For Taipei, TSMC’s global dispersion is a double-edged sword. The company’s concentration on the island has long been seen by some as a "silicon shield"—a reason for major powers to avoid destabilizing Taiwan. Building significant capacity in the United States and possibly elsewhere could dilute that leverage over time, even as it provides commercial resilience against a catastrophic disruption at home. Balancing economic security with geopolitical deterrence is now part of TSMC’s boardroom calculus.
Customers—including major U.S. and global tech firms—will feel the effects in their own product roadmaps and risk assessments.
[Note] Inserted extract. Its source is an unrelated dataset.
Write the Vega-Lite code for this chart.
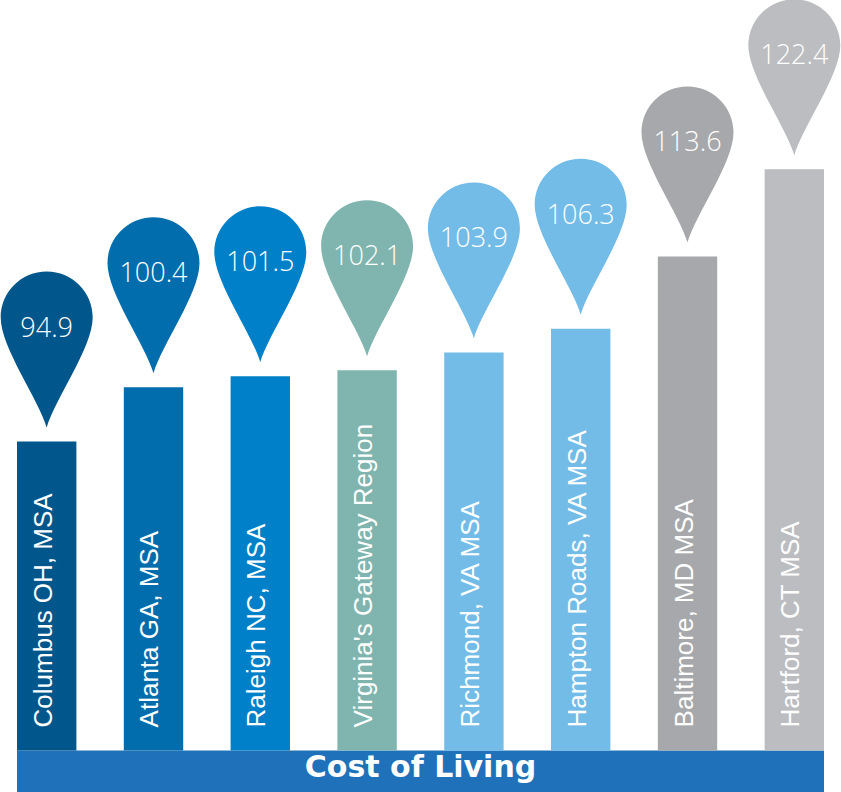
{
  "$schema": "https://vega.github.io/schema/vega-lite/v6.json",
  "width": 841,
  "height": 792,
  "autosize": {"type": "fit", "contains": "padding"},
  "padding": 0,
  "background": "white",
  "view": {"stroke": null},
  "title": {
    "text": "Cost of Living",
    "orient": "bottom",
    "anchor": "middle",
    "offset": -15,
    "baseline": "alphabetic",
    "font": "DejaVu Sans",
    "fontSize": 30,
    "fontWeight": "bold",
    "color": "white"
  },
  "data": {
    "values": [
      {"region": "Columbus OH, MSA", "index": 94.9},
      {"region": "Atlanta GA, MSA", "index": 100.4},
      {"region": "Raleigh NC, MSA", "index": 101.5},
      {"region": "Virginia's Gateway Region", "index": 102.1},
      {"region": "Richmond,  VA MSA", "index": 103.9},
      {"region": "Hampton Roads,  VA MSA", "index": 106.3},
      {"region": "Baltimore, MD MSA", "index": 113.6},
      {"region": "Hartford, CT MSA", "index": 122.4}
    ]
  },
  "encoding": {
    "x": {
      "field": "region",
      "type": "nominal",
      "sort": null,
      "axis": null,
      "scale": {
        "domain": ["Columbus OH, MSA", "Atlanta GA, MSA", "Raleigh NC, MSA", "Virginia's Gateway Region", "Richmond,  VA MSA", "Hampton Roads,  VA MSA", "Baltimore, MD MSA", "Hartford, CT MSA"],
        "range": [17, 824],
        "paddingInner": 0.444,
        "paddingOuter": 0
      }
    }
  },
  "layer": [
    {
      "data": {"values": [{"banner": "Cost of Living"}]},
      "mark": {"type": "rect", "color": "#1f71b9"},
      "encoding": {
        "x": {"datum": "Columbus OH, MSA", "bandPosition": 0},
        "x2": {"datum": "Hartford, CT MSA", "bandPosition": 1},
        "y": {"datum": 63.7, "type": "quantitative", "scale": {"domain": [59.5, 138.7], "zero": false, "nice": false}, "axis": null},
        "y2": {"datum": 59.5}
      }
    },
    {
      "mark": {"type": "bar"},
      "encoding": {
        "y": {"field": "index", "type": "quantitative", "axis": null},
        "y2": {"datum": 63.7},
        "color": {
          "field": "region",
          "type": "nominal",
          "sort": null,
          "legend": null,
          "scale": {
            "domain": ["Columbus OH, MSA", "Atlanta GA, MSA", "Raleigh NC, MSA", "Virginia's Gateway Region", "Richmond,  VA MSA", "Hampton Roads,  VA MSA", "Baltimore, MD MSA", "Hartford, CT MSA"],
            "range": ["#01568b", "#016dad", "#0080c9", "#7fb5ae", "#73bce7", "#73bce7", "#a6a8ab", "#bcbdc0"]
          }
        }
      }
    },
    {
      "mark": {
        "type": "point",
        "shape": "M0,0 C-8,-28 -46,-80 -46,-110 A46,46 0 1,1 46,-110 C46,-80 8,-28 0,0 Z",
        "size": 4,
        "filled": true,
        "opacity": 1,
        "strokeWidth": 0,
        "yOffset": -14
      },
      "encoding": {
        "y": {"field": "index", "type": "quantitative"},
        "color": {"field": "region", "type": "nominal", "sort": null, "legend": null}
      }
    },
    {
      "mark": {
        "type": "text",
        "font": "Open Sans",
        "fontWeight": 300,
        "fontSize": 27,
        "dy": -105,
        "baseline": "alphabetic",
        "align": "center"
      },
      "encoding": {
        "y": {"field": "index", "type": "quantitative"},
        "text": {"field": "index", "type": "quantitative", "format": ".1f"},
        "color": {"value": "white"}
      }
    },
    {
      "mark": {
        "type": "text",
        "angle": 270,
        "align": "left",
        "baseline": "middle",
        "dx": 23,
        "dy": -3,
        "font": "Liberation Sans",
        "fontSize": 26
      },
      "encoding": {
        "y": {"datum": 63.7},
        "text": {"field": "region", "type": "nominal"},
        "color": {"value": "white"}
      }
    }
  ]
}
On one hand, greater capacity and geographic diversity can reduce the odds that a single earthquake, drought or military crisis knocks out crucial chip supplies. On the other, the cost of building and running fabs in higher-wage, more regulated environments will filter into chip pricing, particularly for cutting-edge nodes, with implications for everything from AI data centers to advanced weapons systems.
What makes this moment shareable is the scale of the numbers: when a single company plans to spend more on capital equipment this year than many countries allocate to defense, and to pour $100 billion into U.S. soil, it stops being a corporate story and becomes a chapter in industrial strategy.
Key signals to watch next will be concrete announcements on the locations, node technologies and timelines for TSMC’s expanded U.S. fabs; details on public subsidies or tax incentives attached to these projects; and any reaction from Chinese authorities, including new support packages for domestic chipmakers or potential informal pressure on Taiwanese firms that deepen ties with the United States. Investors and governments alike will also scrutinize whether TSMC’s raised capex translates into a visible easing of capacity constraints for key sectors over the next two to three years.